Poverty in Mexico Increases, Social Programs Mitigate ImpactBy Andrea Villar | Fri, 08/06/2021 - 14:35
In 2020, 3.8 million more people lived in poverty than during 2018, when President Andrés Manuel López Obrador's government took office, according to information from the National Council for the Evaluation of Social Development Policy (CONEVAL). The social programs promoted by the current administration, it added, mitigated the increase in poverty during the pandemic.
The poverty measurement results for the period 2018-2020 showed that the overall population in poverty increased from 51.9 million people to 55.7 million people, up by 7.3 percent. On the other hand, Mexicans in extreme poverty rose from 8.7 million people to 10.8 million people, an increase of 24.1 percent. Meanwhile, the number of people in moderate poverty rose by 1.7 percent, from 43.2 million to 44.9 million. People in ‘non-poor and non-vulnerable’ status decreased by 0.2 percent.
CONEVAL Executive Secretary José Nabor Cruz Marcelo said that the government's economic support was not enough to compensate for the drop in people's labor income. Meanwhile, Academic Researcher John Scott explained that economic aid was not focused on the most disadvantaged priority groups, both in rural and urban areas. "Many who were already poor most likely fell into extreme poverty," he said in a press conference. According to the report, Quintana Roo was the state with the largest increase in the percentage of the population living in poverty.

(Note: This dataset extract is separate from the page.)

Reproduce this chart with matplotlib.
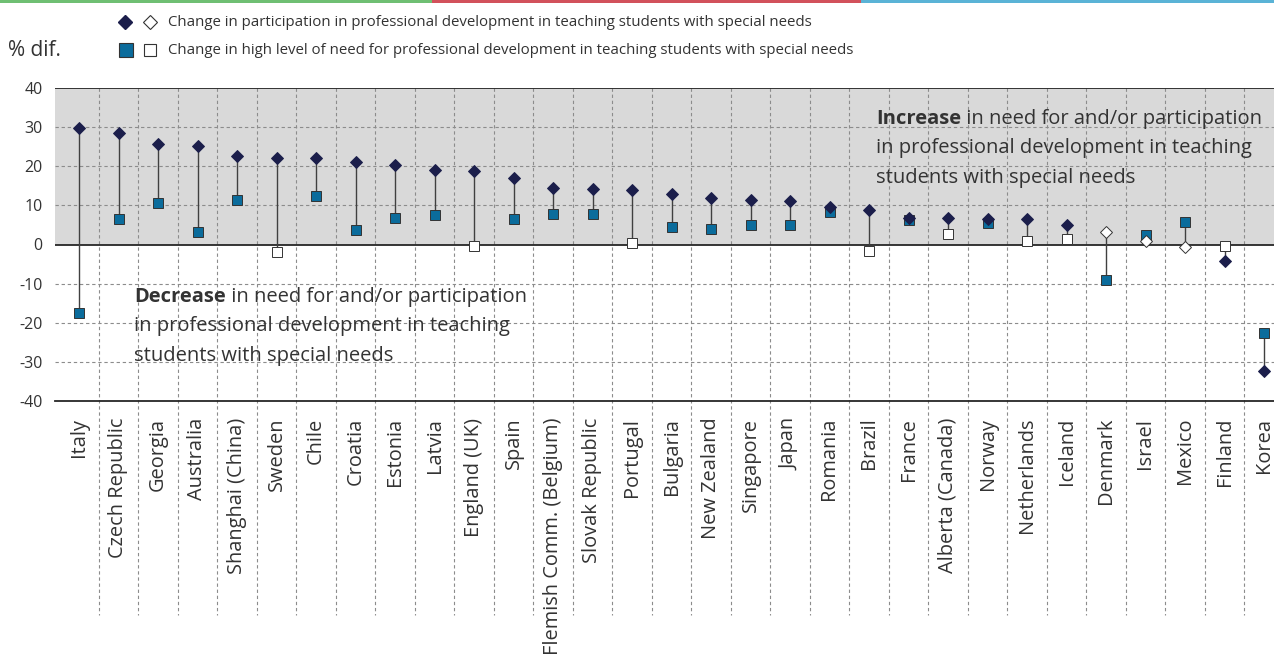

CONEVAL's poverty measurement takes six main deprivations as a reference: educational backwardness, access to health services, access to social security, housing quality and space, basic services in housing and access to nutritious and quality food. The deprivation related to access to health services covered 16.2 percent of the population in 2018, while in 2020 it was reported at 28.2 percent.
As previously reported by MBN, in Mexico 31 percent of people with intellectual disabilities lost their jobs due to layoffs or business closures, putting them in a more vulnerable position against poverty, revealed a study by the Mexican Confederation of Organizations in Favor of People with Intellectual Disabilities (CONFE). “People with disabilities around the world are at a higher risk of living in poverty, because of lack of education, because they do not have a job or because they and their family members lost their jobs,” the study says. “People living in poverty are also at risk of acquiring a disability because they lack financial resources and medical support.”